# DATA LISTING:
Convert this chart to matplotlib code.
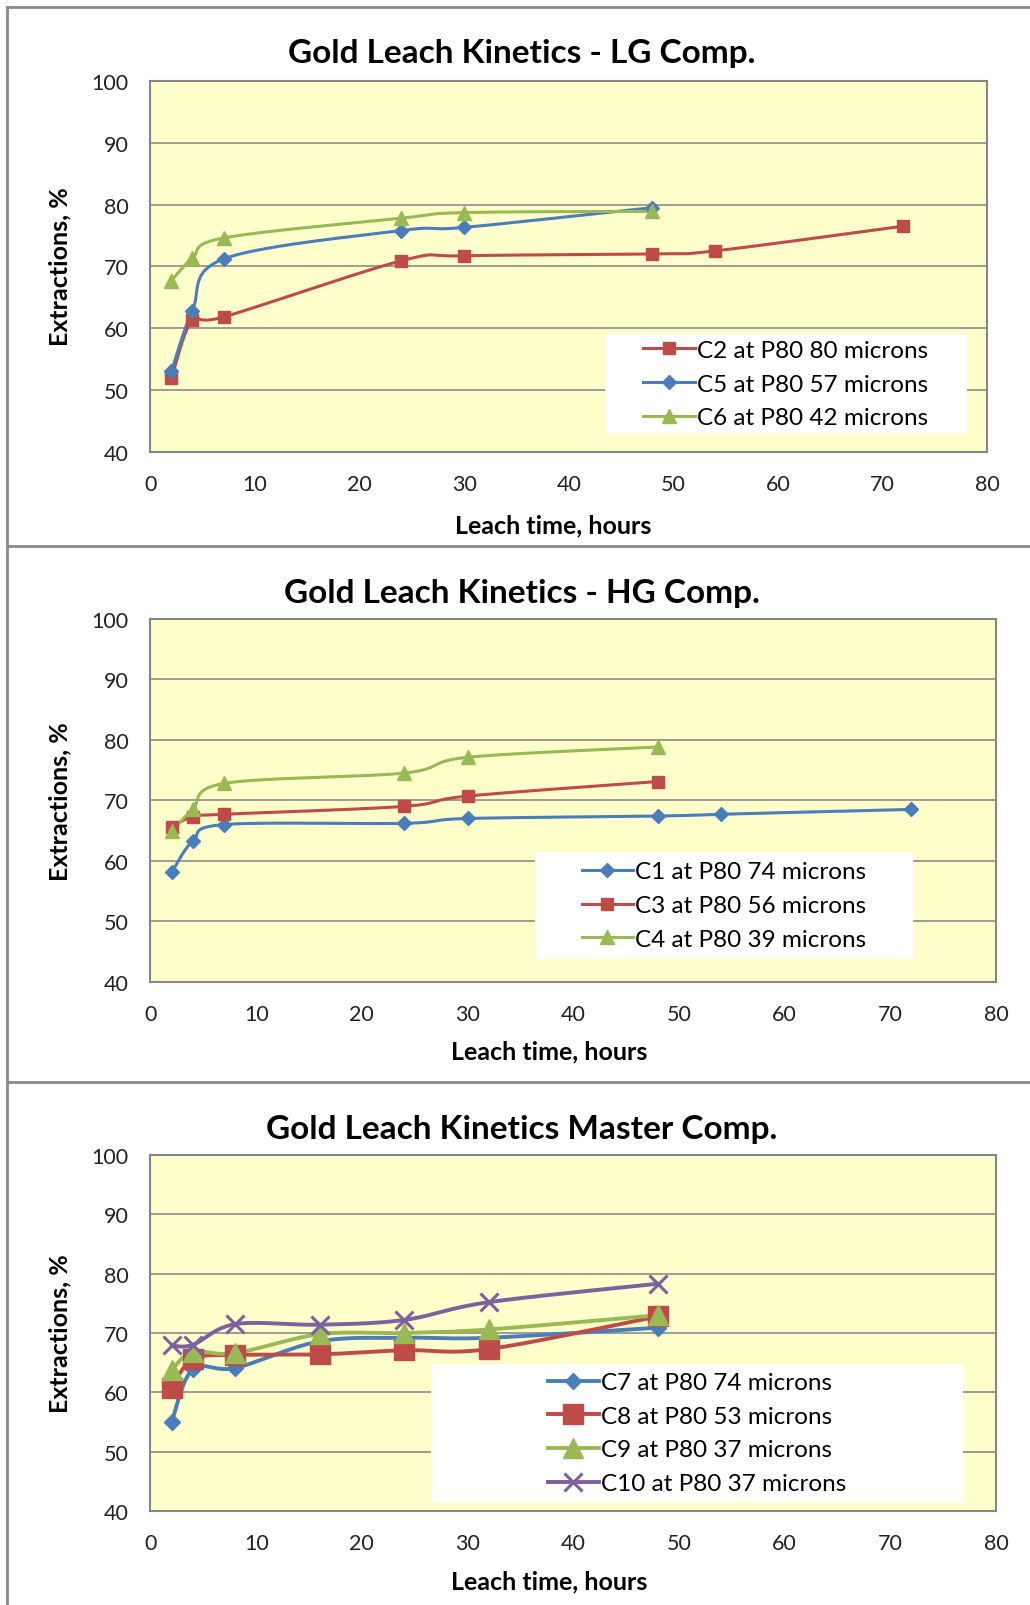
...
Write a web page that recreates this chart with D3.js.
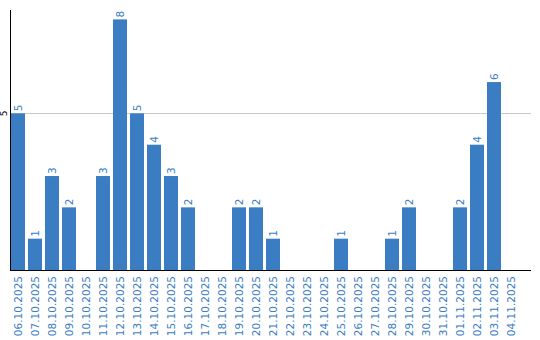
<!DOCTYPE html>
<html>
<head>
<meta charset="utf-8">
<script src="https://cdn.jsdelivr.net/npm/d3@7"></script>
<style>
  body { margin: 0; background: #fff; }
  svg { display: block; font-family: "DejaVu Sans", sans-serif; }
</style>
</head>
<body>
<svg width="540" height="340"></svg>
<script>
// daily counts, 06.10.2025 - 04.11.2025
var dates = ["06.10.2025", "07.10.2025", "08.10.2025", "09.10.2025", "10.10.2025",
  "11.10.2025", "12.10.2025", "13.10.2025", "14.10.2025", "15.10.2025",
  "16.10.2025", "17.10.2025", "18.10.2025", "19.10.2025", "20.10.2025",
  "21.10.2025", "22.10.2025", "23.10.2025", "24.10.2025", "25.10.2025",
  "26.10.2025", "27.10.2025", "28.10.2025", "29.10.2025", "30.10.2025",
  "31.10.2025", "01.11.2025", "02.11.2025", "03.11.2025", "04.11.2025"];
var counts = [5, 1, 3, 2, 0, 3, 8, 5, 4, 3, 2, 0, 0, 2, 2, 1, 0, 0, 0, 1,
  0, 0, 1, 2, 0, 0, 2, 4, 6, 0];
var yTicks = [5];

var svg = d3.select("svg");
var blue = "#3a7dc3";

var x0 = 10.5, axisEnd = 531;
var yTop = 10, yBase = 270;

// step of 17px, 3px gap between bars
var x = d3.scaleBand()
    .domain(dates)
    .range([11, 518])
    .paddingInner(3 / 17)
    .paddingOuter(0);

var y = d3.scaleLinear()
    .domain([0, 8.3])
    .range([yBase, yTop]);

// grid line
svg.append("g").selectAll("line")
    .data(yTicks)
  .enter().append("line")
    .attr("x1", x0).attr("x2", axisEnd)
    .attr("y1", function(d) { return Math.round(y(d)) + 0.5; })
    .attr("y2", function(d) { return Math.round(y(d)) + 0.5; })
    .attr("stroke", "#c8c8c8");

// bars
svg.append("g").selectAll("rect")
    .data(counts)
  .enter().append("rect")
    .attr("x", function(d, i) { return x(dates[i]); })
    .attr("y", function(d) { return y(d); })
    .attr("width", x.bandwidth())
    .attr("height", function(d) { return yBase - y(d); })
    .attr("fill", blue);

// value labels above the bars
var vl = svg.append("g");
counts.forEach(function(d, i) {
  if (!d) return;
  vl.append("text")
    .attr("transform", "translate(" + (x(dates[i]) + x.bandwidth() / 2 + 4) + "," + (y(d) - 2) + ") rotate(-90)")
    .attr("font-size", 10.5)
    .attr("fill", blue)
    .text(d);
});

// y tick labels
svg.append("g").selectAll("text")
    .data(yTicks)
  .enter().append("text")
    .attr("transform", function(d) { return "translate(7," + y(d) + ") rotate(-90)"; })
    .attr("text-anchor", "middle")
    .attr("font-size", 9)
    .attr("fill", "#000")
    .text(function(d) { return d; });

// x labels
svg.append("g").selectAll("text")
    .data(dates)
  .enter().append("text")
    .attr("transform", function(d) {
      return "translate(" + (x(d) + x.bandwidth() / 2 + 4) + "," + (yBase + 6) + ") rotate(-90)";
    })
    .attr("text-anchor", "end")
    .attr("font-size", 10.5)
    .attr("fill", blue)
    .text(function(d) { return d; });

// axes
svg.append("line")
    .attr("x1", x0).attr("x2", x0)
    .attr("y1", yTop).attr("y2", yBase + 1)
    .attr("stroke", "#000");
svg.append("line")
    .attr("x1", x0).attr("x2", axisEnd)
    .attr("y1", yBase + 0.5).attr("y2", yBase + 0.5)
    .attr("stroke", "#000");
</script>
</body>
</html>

# JOB:
Look back over the material above and state how many lines hold the word "this". Write the number and nothing else.

# WRITTEN REPLY:
2